Лето пришло из Лозанны в Женеву, украшая берега Женевского озера, будто рисовало изящный узор на краешке фарфорового блюда. Поля желтели на жаре, горы напротив окон отеля оставались неизменными даже в самый солнечный день.
Бонни, изображая отрешенную от мира сивиллу, наблюдала за чернильной тенью горы Юра, вклинившейся между зарослями тростника и краем озера. Белые птицы, пролетавшие то тут, то там, словно бы расставляли нужные акценты в этом ограниченном, но огромном пространстве. Птицы были так похожи на значки ударения.
— Хорошо поспала, малышка? — спрашивали ее постояльцы, оправлявшиеся после долгой болезни и рисовавшие пейзажи в саду.
— Да, — вежливо отвечала Бонни, — но, пожалуйста, меня не отвлекайте — я стою на страже и должна сообщить о приближении врага.
— А можно мне быть королем замка? — спросил, высунувшись из окна, Дэвид. — И отрубить тебе голову, если ты прозеваешь вражеское войско?

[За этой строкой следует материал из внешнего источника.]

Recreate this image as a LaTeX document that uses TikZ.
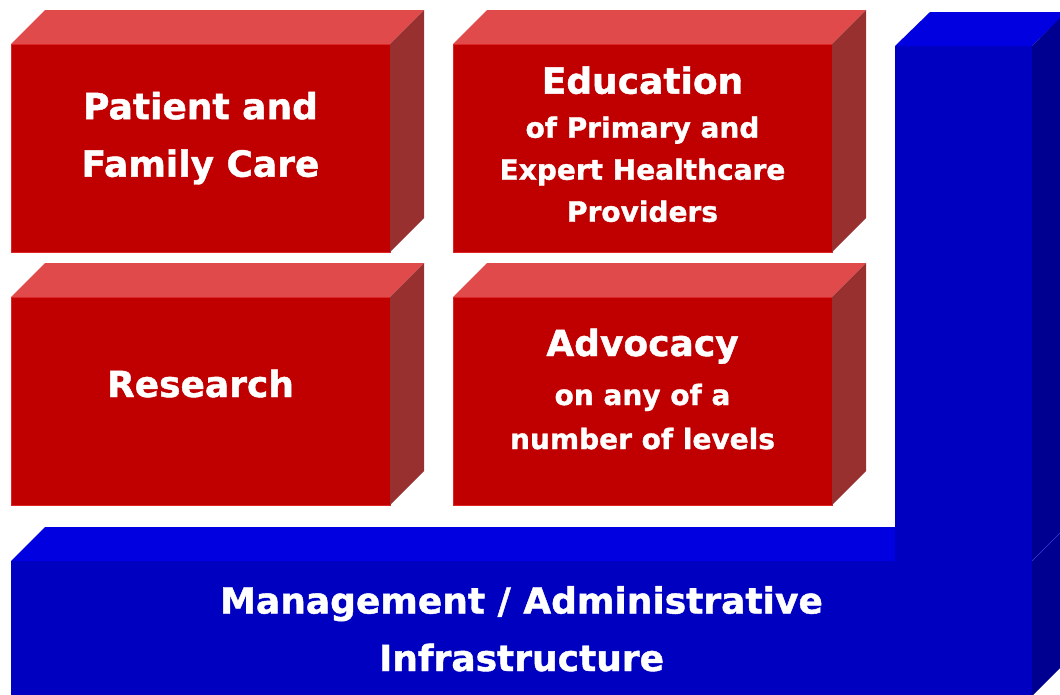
\documentclass[tikz,border=0pt]{standalone}
\usepackage{fontspec}
\setmainfont{DejaVu Sans}[BoldFeatures={FakeBold=1.2}]

\definecolor{redfront}{RGB}{192,0,0}
\definecolor{redtop}{RGB}{224,74,74}
\definecolor{redside}{RGB}{153,48,48}
\definecolor{rededge}{RGB}{222,36,36}
\definecolor{bluefront}{RGB}{0,0,192}
\definecolor{bluetop}{RGB}{0,0,224}
\definecolor{blueside}{RGB}{0,0,144}
\definecolor{blueedge}{RGB}{60,60,220}

\begin{document}
\begin{tikzpicture}[x=1pt, y=-1pt,
    redface/.style={fill=redfront, draw=rededge, line width=1pt, minimum width=379pt, minimum height=208pt, inner sep=0pt, outer sep=0pt},
    blueface/.style={fill=bluefront, inner sep=0pt, outer sep=0pt},
    bigtext/.style={text=white, font=\bfseries\fontsize{36}{57.5}\selectfont, align=center, anchor=base, inner sep=0pt},
    smalltext/.style={text=white, font=\bfseries\fontsize{28}{42}\selectfont, align=center, anchor=base, inner sep=0pt}
]
    \useasboundingbox (0, 0) rectangle (1060, 694);
    \clip (0, 0) rectangle (1060, 694);

    % blue base
    \node[blueface, minimum width=1021pt, minimum height=135pt] (infra) at (521.5, 628.5) {};
    \node[blueface, minimum width=137pt, minimum height=515pt] (column) at (963.5, 303.5) {};
    \fill[bluetop] (infra.north west) -- ++(34, -34) -- ++(850, 0) -- (column.south west) -- cycle;
    \fill[bluetop] (column.north west) -- ++(35, -34) -- ++(137, 0) -- (column.north east) -- cycle;
    \fill[blueside] (column.north east) -- ++(34, -34) -- ++(0, 650) -- (infra.south east) -- cycle;
    \draw[blueedge, line width=0.5pt] (infra.north east) -- ++(34, -34);

    % red blocks
    \foreach \name/\cx/\cy in {care/200.5/148, educ/642.5/148, research/200.5/401, advoc/642.5/401} {
        \node[redface] (\name) at (\cx, \cy) {};
        \fill[redtop] (\name.north west) -- ++(34, -34) -- ++(379, 0) -- (\name.north east) -- cycle;
        \fill[redside] (\name.north east) -- ++(34, -34) -- ++(0, 208) -- (\name.south east) -- cycle;
    }

    % texts (base = last line)
    \node[bigtext] (caretext) at (200.5, 176.7) {Patient and\\Family Care};
    \node[smalltext] (eductext) at (642.5, 221.7) {{\fontsize{36}{42}\selectfont Education}\\[2pt]of Primary and\\Expert Healthcare\\Providers};
    \node[bigtext] (researchtext) at (200.5, 397) {Research};
    \node[smalltext, font=\bfseries\fontsize{28}{44}\selectfont] (advoctext) at (642.5, 449) {{\fontsize{36}{44}\selectfont Advocacy}\\[5pt]on any of a\\number of levels};
    \node[bigtext] (infratext) at (521.5, 671) {Management / Administrative\\Infrastructure};
\end{tikzpicture}
\end{document}
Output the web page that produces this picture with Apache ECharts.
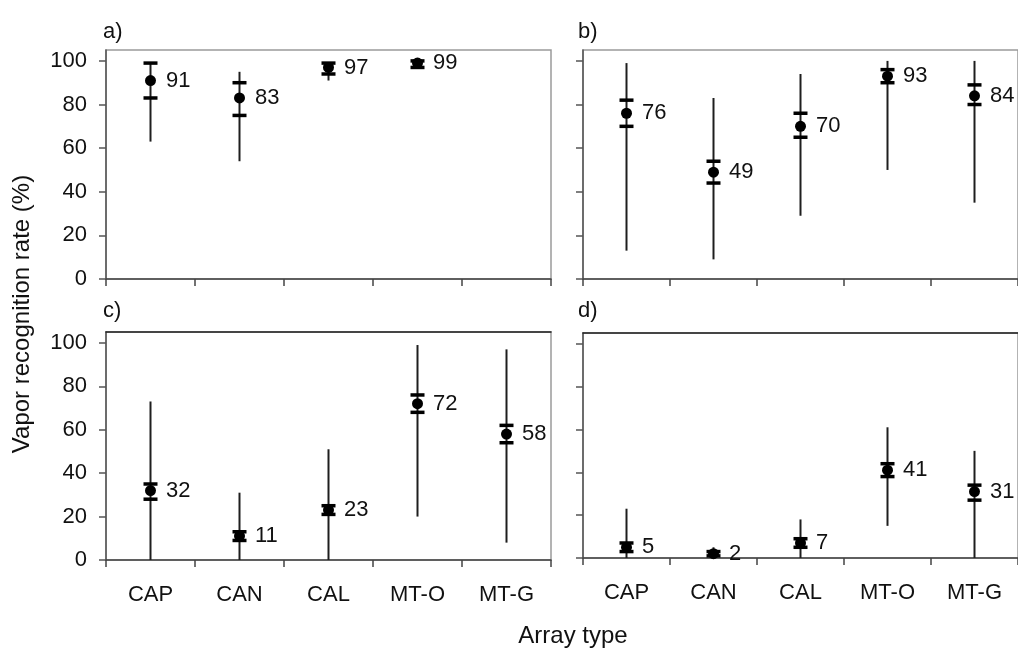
<!DOCTYPE html>
<html>
<head>
<meta charset="utf-8">
<script src="https://cdn.jsdelivr.net/npm/echarts@6/dist/echarts.min.js"></script>
<style>html,body{margin:0;padding:0;background:#fff;}#c{width:1018px;height:651px;}</style>
</head>
<body>
<div id="c"></div>
<script>
const categories = ['CAP', 'CAN', 'CAL', 'MT-O', 'MT-G'];
const yTicks = [0, 20, 40, 60, 80, 100];

// panel a
const aMean = [91, 83, 97, 99, null];
const aLo   = [83, 75, 94, 97, null];
const aHi   = [99, 90, 99, 100, null];
const aMin  = [63, 54, 91, 97, null];
const aMax  = [99, 95, 99, 100, null];
// panel b
const bMean = [76, 49, 70, 93, 84];
const bLo   = [70, 44, 65, 90, 80];
const bHi   = [82, 54, 76, 96, 89];
const bMin  = [13, 9, 29, 50, 35];
const bMax  = [99, 83, 94, 100, 100];
// panel c
const cMean = [32, 11, 23, 72, 58];
const cLo   = [28, 9, 21, 68, 54];
const cHi   = [35, 13, 25, 76, 62];
const cMin  = [0, 0, 0, 20, 8];
const cMax  = [73, 31, 51, 99, 97];
// panel d
const dMean = [5, 2, 7, 41, 31];
const dLo   = [3, 1, 5, 38, 27];
const dHi   = [7, 3, 9, 44, 34];
const dMin  = [0, 0, 0, 15, 0];
const dMax  = [23, 5, 18, 61, 50];

const panels = [
  {label: 'a)', mean: aMean, lo: aLo, hi: aHi, min: aMin, max: aMax},
  {label: 'b)', mean: bMean, lo: bLo, hi: bHi, min: bMin, max: bMax},
  {label: 'c)', mean: cMean, lo: cLo, hi: cHi, min: cMin, max: cMax},
  {label: 'd)', mean: dMean, lo: dLo, hi: dHi, min: dMin, max: dMax}
];

const FONT = '"Liberation Sans", Arial, sans-serif';
const TXT = '#111';
const FS = 22;
const grids = [
  {left: 106, top: 50, width: 445, height: 229},
  {left: 583, top: 50, width: 445, height: 229},
  {left: 106, top: 332, width: 445, height: 228},
  {left: 583, top: 333, width: 445, height: 225}
].map(g => Object.assign(g, {show: true, borderColor: '#9a9a9a', borderWidth: 1.5, containLabel: false}));

const xAxes = [], yAxes = [], series = [];
panels.forEach((p, i) => {
  const bottomRow = i >= 2;
  const leftCol = i % 2 === 0;
  xAxes.push({
    type: 'category', gridIndex: i, data: categories, boundaryGap: true,
    axisLine: {show: true, lineStyle: {color: '#444', width: 1.5}},
    axisTick: {show: true, length: 7, inside: false, lineStyle: {color: '#444', width: 1.5}},
    axisLabel: {show: bottomRow, margin: 24, fontSize: FS, color: TXT, fontFamily: FONT},
    splitLine: {show: false}
  });
  if (bottomRow) {
    xAxes.push({
      type: 'category', gridIndex: i, data: categories, position: 'top',
      axisLine: {show: true, lineStyle: {color: '#222', width: 1.5}},
      axisTick: {show: false}, axisLabel: {show: false}, splitLine: {show: false}
    });
  }
  yAxes.push({
    type: 'value', gridIndex: i, min: 0, max: 105,
    axisLine: {show: true, lineStyle: {color: '#555', width: 1.5}},
    axisTick: {show: true, length: 7, customValues: yTicks, lineStyle: {color: '#555', width: 1.5}},
    axisLabel: {show: leftCol, customValues: yTicks, margin: 19, fontSize: FS, color: TXT, fontFamily: FONT},
    splitLine: {show: false}
  });
});

let xIdx = 0;
panels.forEach((p, i) => {
  const bottomRow = i >= 2;
  const errData = [], meanData = [];
  categories.forEach((c, k) => {
    if (p.mean[k] == null) return;
    errData.push([k, p.min[k], p.lo[k], p.hi[k], p.max[k]]);
    meanData.push([k, p.mean[k]]);
  });
  series.push({
    type: 'custom', xAxisIndex: xIdx, yAxisIndex: i, data: errData, z: 3,
    renderItem: function (params, api) {
      const k = api.value(0);
      const pMin = api.coord([k, api.value(1)]);
      const pLo = api.coord([k, api.value(2)]);
      const pHi = api.coord([k, api.value(3)]);
      const pMax = api.coord([k, api.value(4)]);
      const hw = 7;
      return {
        type: 'group',
        children: [
          {type: 'line', shape: {x1: pMin[0], y1: pMin[1], x2: pMax[0], y2: pMax[1]}, style: {stroke: '#1e1e1e', lineWidth: 2}},
          {type: 'line', shape: {x1: pLo[0] - hw, y1: pLo[1], x2: pLo[0] + hw, y2: pLo[1]}, style: {stroke: '#000', lineWidth: 3.5}},
          {type: 'line', shape: {x1: pHi[0] - hw, y1: pHi[1], x2: pHi[0] + hw, y2: pHi[1]}, style: {stroke: '#000', lineWidth: 3.5}}
        ]
      };
    }
  });
  series.push({
    type: 'scatter', xAxisIndex: xIdx, yAxisIndex: i, data: meanData, z: 4,
    symbol: 'circle', symbolSize: 11, itemStyle: {color: '#000', opacity: 1},
    label: {show: true, position: 'right', distance: 10, fontSize: FS, color: TXT, fontFamily: FONT,
      formatter: d => String(d.value[1])},
    emphasis: {disabled: true}
  });
  xIdx += bottomRow ? 2 : 1;
});

const chart = echarts.init(document.getElementById('c'), null, {renderer: 'canvas'});
chart.setOption({
  animation: false,
  backgroundColor: '#fff',
  grid: grids,
  xAxis: xAxes,
  yAxis: yAxes,
  series: series,
  title: [
    {text: 'a)', left: 103, top: 21},
    {text: 'b)', left: 578, top: 21},
    {text: 'c)', left: 103, top: 300},
    {text: 'd)', left: 578, top: 300}
  ].map(t => Object.assign(t, {padding: 0, textStyle: {fontSize: FS, fontWeight: 'normal', color: TXT, fontFamily: FONT}})),
  graphic: [
    {type: 'text', x: 22, y: 314, rotation: Math.PI / 2,
      style: {text: 'Vapor recognition rate (%)', align: 'center', verticalAlign: 'middle', fontSize: 24, fill: TXT, fontFamily: FONT}},
    {type: 'text', x: 573, y: 636,
      style: {text: 'Array type', align: 'center', verticalAlign: 'middle', fontSize: 24, fill: TXT, fontFamily: FONT}}
  ]
});
</script>
</body>
</html>
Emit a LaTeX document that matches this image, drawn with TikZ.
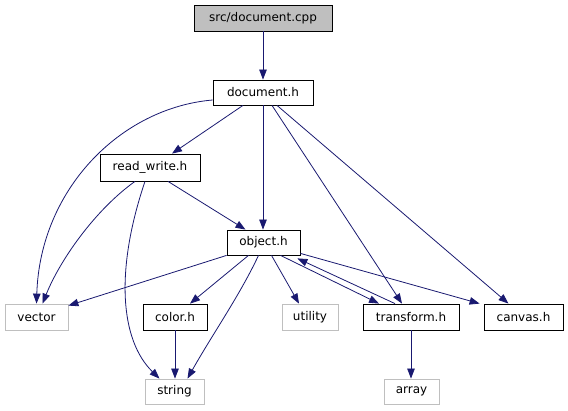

— Ты узник, и я вырвала у тебя язык, так что тебе нечем жаловаться — но я все равно хорошо с тобой обращаюсь, — смилостивилась Бонни, — поэтому тебе не обязательно чувствовать себя таким уж несчастным, папочка. Только если ты сам захочешь! Лично я предпочла бы быть несчастной.
— Ладно, — согласился Дэвид, — я самый несчастный среди несчастных! В прачечной испортили мою розовую рубашку, и меня только что пригласили на свадьбу.
— Я запрещаю тебе покидать замок, — строго произнесла Бонни.
— Что ж, теперь я несчастлив вдвое меньше.
— Раз ты так, не буду больше с тобой играть. Ты должен быть печальным и тосковать по родному дому и любимой жене.
— Посмотри! Я уже весь в слезах!
Дэвид задрапировался полотенцем, скорбно застыв над купальными халатами, сохнувшими на подоконнике.
Посыльный, принесший телеграмму, явно был удивлен видом американского князя. Дэвид распечатал конверт.